Если же говорить о стихах Елены Медведевой, что в любом случае намного приятнее, то мне из них понравились как раз те, в которых запечатлено время - "О времени", "Если б…", "Мимолетное", стихотворение про пьющего лосьон бомжа и отчасти даже "По-черному". Это, по крайней мере, - стихи поэта, а не поэтессы. В них есть подлинные чувства - гнев, протест, возмущение, - и вдобавок эти стихи композиционно сделаны, пусть даже все это удалось по принципу "от противного" В тех же стихах, где Медведева, следуя своей декларации "Никогда я не буду твоею антенной, о время!", работает как бы с пространством, намного больше женского и преходящего. Причины, опять же, понятны: искусство по самой своей природе занимается временем, с пространством же имеет дело лишь постольку-поскольку - так что как широка ни была бы страна, лучше от этого не запишешь. (Тут уместно процитировать одного поэта из Хабаровска: "Я другой такой страны не знаю, где бы так гордились шириной".) Видимо, поэтому и в более слабых стихах у Медведевой самые удачные строчки связаны со временем - это и "пчела, воскресившая в клевере мед", и "У изб рябины-Ярославны голубоглазых ждут князей". Интересно, как отзываются на это строчки Юрия Беликова:

… Где красные осины бормотухой
Захлебываются, а клены в ноги
Швыряют пламенеющее ухо,
Отхваченное в память о Ван Гоге.

Столь же напористы и перенасыщены почти все стихи Беликова. По-моему, однако, эта перенасыщенность идет во вред их композиционному строению: трудно воспринять стихотворение как нечто цельное. Кроме того, мешает демонстративная ставка на раннего Маяковского (очевидная в первом стихотворении, да и потом - взять хотя бы "азбучный ход богомаза"). Пожалуй, лучше всего получились стихи "Поздний звонок" (где этой ставки нет) и "Дочь Мертвого моря": в них есть и воздух, и не слишком замысловатый сюжет. Хороших строк, конечно, немеряно и в других стихах: "Если поэта, как рыбу, жизнь завернула в газету". И все-таки насколько лучше про рыбу и поэта сказано у Абанькина ("Я по опыту знаю: мне надо засохнуть,/ Чтоб когда-нибудь мною о стол постучали"). Что же до внешней, чисто человеческой энергии, то у "наследника" Беликова - основателя и, судя по всему, идейного лидера группы "Монарх", ее явно достанет на всех остальных шестерых вместе взятых. Составителем данного сборника является, кстати, именно он. Так что с него и надо спрашивать, как минимум, за установку на "больше, чем поэт": уж в его-то стихах она озвучена "во весь голос". Одним словом, вот он - главный абсолютист.
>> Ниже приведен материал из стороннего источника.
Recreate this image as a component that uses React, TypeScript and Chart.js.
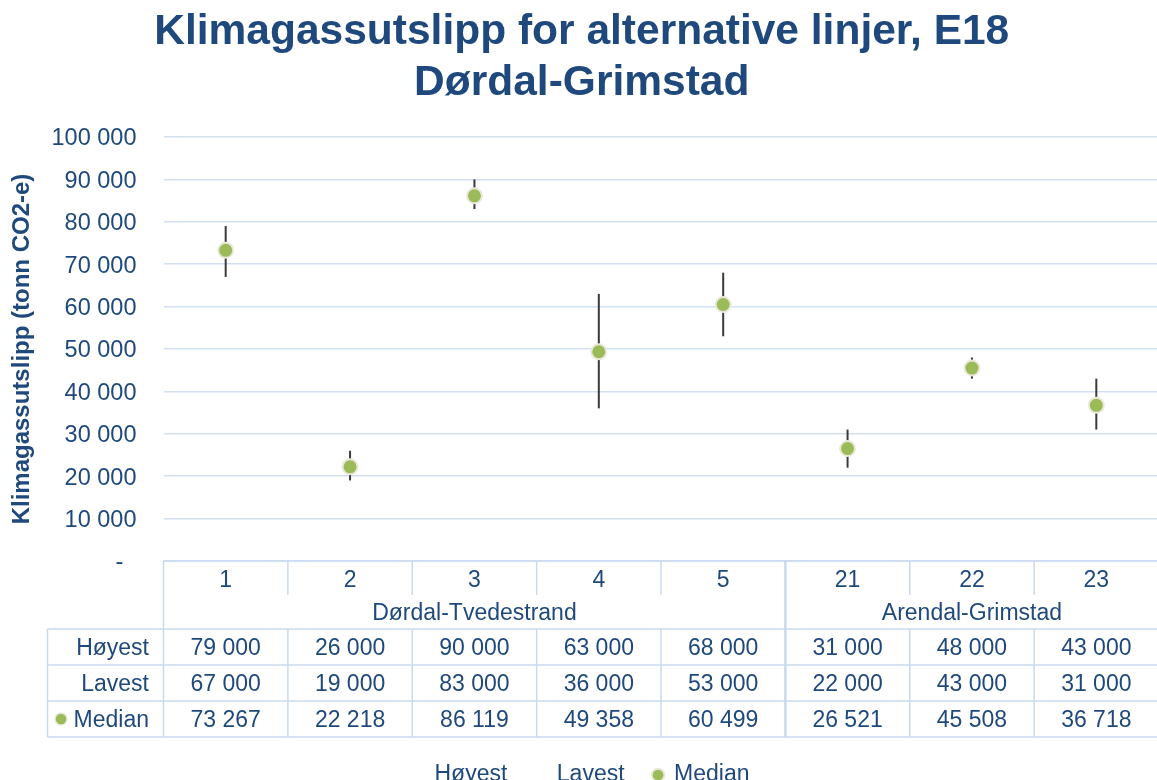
import React, { useEffect, useRef } from 'react';
import { Chart, registerables } from 'chart.js';

Chart.register(...registerables);

const categories = ['1', '2', '3', '4', '5', '21', '22', '23'];
const groups = ['Dørdal-Tvedestrand', 'Arendal-Grimstad'];
const groupSizes = [5, 3];
const hoyest = [79000, 26000, 90000, 63000, 68000, 31000, 48000, 43000];
const lavest = [67000, 19000, 83000, 36000, 53000, 22000, 43000, 31000];
const median = [73267, 22218, 86119, 49358, 60499, 26521, 45508, 36718];
const seriesNames = ['Høyest', 'Lavest', 'Median'];
const titleLines = ['Klimagassutslipp for alternative linjer, E18', 'Dørdal-Grimstad'];
const yTitle = 'Klimagassutslipp (tonn CO2-e)';
const yMax = 100000;
const yStep = 10000;

const FONT = "'Liberation Sans', Arial, sans-serif";
const TEXT = '#1F497D';
const GRID = '#D3E0F1';
const LINE = '#C9DAEF';
const GREEN = '#9BBB59';
const GREEN_BORDER = '#EAE8DA';
const HILO = '#3A3A3A';

const fmt = (v: number) => String(Math.round(v)).replace(/\B(?=(\d{3})+(?!\d))/g, ' ');

const hiLoPlugin = {
  id: 'hiLo',
  beforeDatasetsDraw(chart: any) {
    const { ctx } = chart;
    const xs = chart.scales.x;
    const ys = chart.scales.y;
    ctx.save();
    ctx.strokeStyle = HILO;
    ctx.lineWidth = 2;
    categories.forEach((_c, i) => {
      const x = xs.getPixelForValue(i);
      ctx.beginPath();
      ctx.moveTo(x, ys.getPixelForValue(hoyest[i]));
      ctx.lineTo(x, ys.getPixelForValue(lavest[i]));
      ctx.stroke();
    });
    ctx.restore();
  },
};

const tablePlugin = {
  id: 'dataTable',
  afterDraw(chart: any) {
    const { ctx, chartArea } = chart;
    const xs = chart.scales.x;
    const n = categories.length;
    const step = xs.getPixelForValue(1) - xs.getPixelForValue(0);
    const edge = (i: number) => xs.getPixelForValue(i) - step / 2;
    const top = chartArea.bottom;
    const catBottom = top + 34;
    const grpBottom = catBottom + 34;
    const rowH = 36;
    const bottom = grpBottom + rowH * 3;
    const headerLeft = chartArea.left - 116;
    const tableLeft = chartArea.left;
    const right = edge(n);
    const textNudge = 2;

    const hline = (x1: number, x2: number, y: number, w = 1.5) => {
      ctx.lineWidth = w;
      ctx.beginPath();
      ctx.moveTo(x1, y);
      ctx.lineTo(x2, y);
      ctx.stroke();
    };
    const vline = (x: number, y1: number, y2: number, w = 1.5) => {
      ctx.lineWidth = w;
      ctx.beginPath();
      ctx.moveTo(x, y1);
      ctx.lineTo(x, y2);
      ctx.stroke();
    };

    ctx.save();
    ctx.strokeStyle = LINE;
    hline(tableLeft, right, top);
    for (let r = 0; r <= 3; r++) hline(headerLeft, right, grpBottom + r * rowH);
    vline(headerLeft, grpBottom, bottom);
    vline(tableLeft, top, bottom);
    const groupEdges: number[] = [];
    let acc = 0;
    groupSizes.forEach((s) => {
      acc += s;
      groupEdges.push(acc);
    });
    for (let i = 1; i < n; i++) {
      const x = edge(i);
      if (groupEdges.includes(i)) {
        vline(x, top, bottom, 2.5);
      } else {
        vline(x, top, catBottom);
        vline(x, grpBottom, bottom);
      }
    }
    vline(right, top, bottom);

    ctx.fillStyle = TEXT;
    ctx.font = `23px ${FONT}`;
    ctx.textBaseline = 'middle';
    ctx.textAlign = 'center';
    let start = 0;
    groups.forEach((g, gi) => {
      const endIdx = start + groupSizes[gi];
      const cx = (edge(start) + edge(endIdx)) / 2;
      ctx.fillText(g, cx, (catBottom + grpBottom) / 2 + textNudge);
      start = endIdx;
    });
    const rows = [hoyest, lavest, median];
    rows.forEach((row, r) => {
      const cy = grpBottom + r * rowH + rowH / 2 + textNudge;
      row.forEach((v, i) => {
        ctx.fillText(fmt(v), xs.getPixelForValue(i), cy);
      });
    });
    ctx.textAlign = 'right';
    seriesNames.forEach((name, r) => {
      const cy = grpBottom + r * rowH + rowH / 2 + textNudge;
      ctx.fillText(name, chartArea.left - 14.5, cy);
    });
    // median marker in header
    const my = grpBottom + 2 * rowH + rowH / 2;
    ctx.beginPath();
    ctx.arc(headerLeft + 13.5, my, 6, 0, Math.PI * 2);
    ctx.fillStyle = GREEN;
    ctx.fill();
    ctx.lineWidth = 1.5;
    ctx.strokeStyle = GREEN_BORDER;
    ctx.stroke();
    ctx.restore();
  },
};

export default function App() {
  const ref = useRef<HTMLCanvasElement | null>(null);
  useEffect(() => {
    if (!ref.current) return;
    Chart.defaults.font.family = FONT;
    const chart = new Chart(ref.current, {
      type: 'line',
      data: {
        labels: categories,
        datasets: [
          {
            label: seriesNames[0],
            data: hoyest,
            showLine: false,
            pointRadius: 0,
            pointHoverRadius: 0,
            backgroundColor: 'rgba(0,0,0,0)',
            borderColor: 'rgba(0,0,0,0)',
            pointBackgroundColor: 'rgba(0,0,0,0)',
            pointBorderColor: 'rgba(0,0,0,0)',
          },
          {
            label: seriesNames[1],
            data: lavest,
            showLine: false,
            pointRadius: 0,
            pointHoverRadius: 0,
            backgroundColor: 'rgba(0,0,0,0)',
            borderColor: 'rgba(0,0,0,0)',
            pointBackgroundColor: 'rgba(0,0,0,0)',
            pointBorderColor: 'rgba(0,0,0,0)',
          },
          {
            label: seriesNames[2],
            data: median,
            showLine: false,
            pointRadius: 7.5,
            pointHoverRadius: 7.5,
            pointStyle: 'circle',
            backgroundColor: GREEN,
            borderColor: GREEN_BORDER,
            pointBackgroundColor: GREEN,
            pointBorderColor: GREEN_BORDER,
            pointBorderWidth: 2,
            borderWidth: 1.5,
          },
        ],
      },
      options: {
        responsive: false,
        animation: false,
        events: [],
        layout: { padding: { left: 0, right: 4.5, top: 0, bottom: -16.5 } },
        plugins: {
          tooltip: { enabled: false },
          title: {
            display: true,
            text: titleLines,
            color: TEXT,
            font: { size: 42.5, weight: 'bold', family: FONT, lineHeight: 1.2 },
            padding: { top: 7, bottom: 28 },
          },
          legend: {
            display: true,
            position: 'bottom',
            labels: {
              usePointStyle: true,
              boxWidth: 9,
              boxHeight: 9,
              padding: 29,
              color: TEXT,
              font: { size: 23, family: FONT },
            },
          },
        },
        scales: {
          x: {
            type: 'category',
            offset: true,
            afterFit: (s: any) => {
              s.height = 173.5;
            },
            grid: { display: false, drawTicks: false },
            border: { display: false },
            ticks: {
              color: TEXT,
              font: { size: 23, family: FONT },
              padding: 6,
              maxRotation: 0,
              autoSkip: false,
            },
          },
          y: {
            min: 0,
            max: yMax,
            afterFit: (s: any) => {
              s.width = 163.5;
            },
            grid: { color: GRID, lineWidth: 1.5, drawTicks: false },
            border: { display: false },
            ticks: {
              stepSize: yStep,
              color: TEXT,
              padding: 27,
              labelOffset: 2,
              font: { size: 23.5, family: FONT },
              callback: (v: any) => (Number(v) === 0 ? '-  ' : fmt(Number(v))),
            },
            title: {
              display: true,
              text: yTitle,
              color: TEXT,
              font: { size: 24, weight: 'bold', family: FONT },
              padding: { top: 8, bottom: 0 },
            },
          },
        },
      },
      plugins: [hiLoPlugin, tablePlugin],
    } as any);
    return () => chart.destroy();
  }, []);
  return (
    <div style={{ position: 'fixed', left: 0, top: 0, width: 1157, height: 780, overflow: 'hidden', background: '#fff' }}>
      <canvas ref={ref} width={1168} height={780} style={{ width: 1168, height: 780, display: 'block' }} />
    </div>
  );
}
Из всего вышесказанного вряд ли стоить делать какие-либо еще выводы. Перед нами - интересная поэтическая группа, чуть ли не школа, с мощным поэтическим чутьем и несколькими во многом сложившимися авторами. По-моему, эти люди имеют реальные шансы участвовать в создании новой русской поэзии - если только сами себе не помешают. И если соприкоснутся, наперекор своему абсолютизму, с "антагонистами" - питерцами, москвичами и прочей пишущей "мейнстрим" братией. Как нам на деле найти в нынешней ситуации точки соприкосновения с пермяками - не знаю. Выпить бы с ними надо.